The John Waddington Company made other maps and escape aids for the British government during the war. Other games were used to conceal aids to POWs like decks of cards and Snakes and Ladders. Pencils even held very tightly packed maps. Some silk maps were inserted into jackets or the heels of RAF pilot’s boots. It is unknown exactly how many POWs used the maps and escape aids to reach safety, but the estimate is 10,000 out of 35000 former POWs that made it back to safety before the end of the war.
Nazi Herman Goering says that All a Leader Has To Do is . . .
While facing trial in Nuremberg for war crimes, crimes against peace, and crimes against humanity, Herman Goering was interviewed by Gustave Gilbert, a prison psychologist and intelligence officer that spoke German.
Gilbert kept a journal that was later published. Called the Nuremburg Diary, it consists of notes and quotes written down immediately after conversations with prisoners and also of essays written by the prisoners themselves.
The conversation with Goering revolved around Goering’s need to try to absolve himself of what he had reportedly done. He pleaded with Gilbert that he was not anti-Semitic and that had he known in time he would have tried to stop the events of the holocaust. He said that he did not glorify Hitler and that any remarks he made about killing Jews were temperamental and that there was too much focus on those statements.

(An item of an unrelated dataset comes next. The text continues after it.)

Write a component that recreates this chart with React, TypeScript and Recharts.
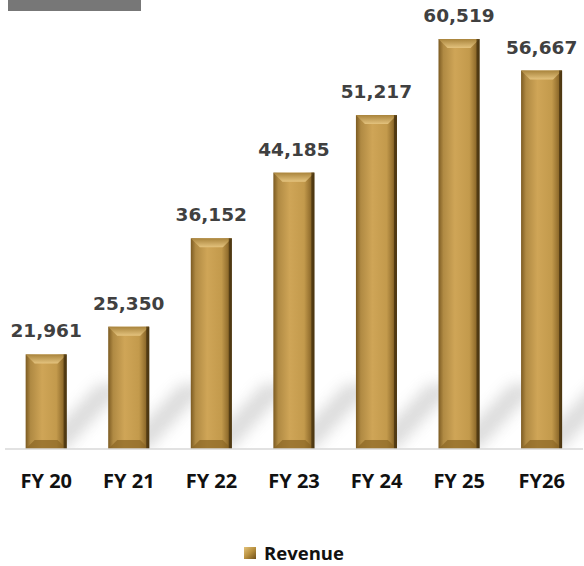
import React from 'react';
import { BarChart, Bar, XAxis, YAxis, Legend, LabelList } from 'recharts';

const years = ['FY 20', 'FY 21', 'FY 22', 'FY 23', 'FY 24', 'FY 25', 'FY26'];
const revenue = [21961, 25350, 36152, 44185, 51217, 60519, 56667];

const data = years.map((year, i) => ({ year, Revenue: revenue[i] }));

const GoldBar = (props: any) => {
  const { x, y, width, height } = props;
  if (height <= 0) return null;
  const b = Math.min(9, height / 4);
  const base = y + height;
  return (
    <g>
      <polygon
        points={`${x + width * 0.3},${base} ${x + width},${base} ${x + width + 60},${base - 65} ${x + width * 0.3 + 60},${base - 65}`}
        fill="#8c8c8c"
        opacity={0.3}
        filter="url(#shadowBlur)"
      />
      <rect x={x} y={y} width={width} height={height} fill="url(#goldBody)" />
      <polygon
        points={`${x},${y} ${x + width},${y} ${x + width - b},${y + b} ${x + b},${y + b}`}
        fill="url(#goldTop)"
      />
      <polygon
        points={`${x},${base} ${x + width},${base} ${x + width - b},${base - b} ${x + b},${base - b}`}
        fill="#8a6524"
        opacity={0.7}
      />
      <rect x={x + width - 3} y={y} width={3} height={height} fill="#4a3410" opacity={0.8} />
    </g>
  );
};

const LegendContent = () => (
  <div
    style={{
      display: 'flex',
      justifyContent: 'center',
      alignItems: 'center',
      paddingTop: 13,
      lineHeight: '20px',
      fontFamily: '"Open Sans", sans-serif',
      fontWeight: 700,
      fontSize: 18.5,
      color: '#111',
    }}
  >
    <span
      style={{
        display: 'inline-block',
        width: 12,
        height: 12,
        marginRight: 8,
        background: 'linear-gradient(135deg, #e3c27a 0%, #b8903f 50%, #6e4f1a 100%)',
      }}
    />
    Revenue
  </div>
);

export default function App() {
  return (
    <div style={{ position: 'absolute', left: 0, top: 0, width: 584, height: 566, background: '#fff' }}>
      <style>{'body{margin:0}'}</style>
      <div style={{ position: 'absolute', left: 8, top: 0, width: 133, height: 11, background: '#777' }} />
      <BarChart
        width={584}
        height={566}
        data={data}
        margin={{ top: 20, right: 1, left: 5, bottom: 0 }}
        barCategoryGap="25%"
      >
        <defs>
          <linearGradient id="goldBody" x1="0" y1="0" x2="1" y2="0">
            <stop offset="0%" stopColor="#7c5b22" />
            <stop offset="12%" stopColor="#b08a43" />
            <stop offset="40%" stopColor="#cfa557" />
            <stop offset="75%" stopColor="#c39a4c" />
            <stop offset="92%" stopColor="#8e6a2b" />
            <stop offset="100%" stopColor="#4f3810" />
          </linearGradient>
          <linearGradient id="goldTop" x1="0" y1="0" x2="0" y2="1">
            <stop offset="0%" stopColor="#a9843c" />
            <stop offset="100%" stopColor="#e4c37e" />
          </linearGradient>
          <filter id="shadowBlur" x="-50%" y="-50%" width="200%" height="200%">
            <feGaussianBlur stdDeviation="7" />
          </filter>
        </defs>
        <XAxis
          dataKey="year"
          height={81}
          axisLine={{ stroke: '#d9d9d9', strokeWidth: 1.5 }}
          tickLine={false}
          tickMargin={19}
          tick={{ fill: '#111', fontSize: 20, fontWeight: 700, fontFamily: '"Open Sans", sans-serif' }}
        />
        <YAxis hide domain={[10400, 62845]} allowDataOverflow />
        <Legend verticalAlign="bottom" height={36} content={<LegendContent />} />
        <Bar dataKey="Revenue" shape={<GoldBar />} isAnimationActive={false}>
          <LabelList
            dataKey="Revenue"
            position="top"
            offset={17}
            formatter={(v: any) => Number(v).toLocaleString('en-US')}
            style={{ fill: '#404040', fontSize: 18.5, fontWeight: 700, fontFamily: '"DejaVu Sans", sans-serif' }}
          />
        </Bar>
      </BarChart>
    </div>
  );
}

When the conversation turned to how the people felt about these atrocities, Gilbert put forth that he didn’t think common people were “thankful for leaders who bring them war and destruction.”
Goering responded “Why, of course, the people don’t want war,” Goering shrugged. “Why would some poor slob on a farm want to risk his life in a war when the best that he can get out of it is to come back to his farm in one piece. Naturally, the common people don’t want war; neither in Russia nor in England nor in America, nor for that matter in Germany. That is understood. But, after all, it is the leaders of the country who determine the policy and it is always a simple matter to drag the people along, whether it is a democracy or a fascist dictatorship or a Parliament or a Communist dictatorship . . . voice or no voice, the people can always be brought to the bidding of the leaders. That is easy. All you have to do is tell them they are being attacked and denounce the pacifists for lack of patriotism and exposing the country to danger. It works the same way in any country.”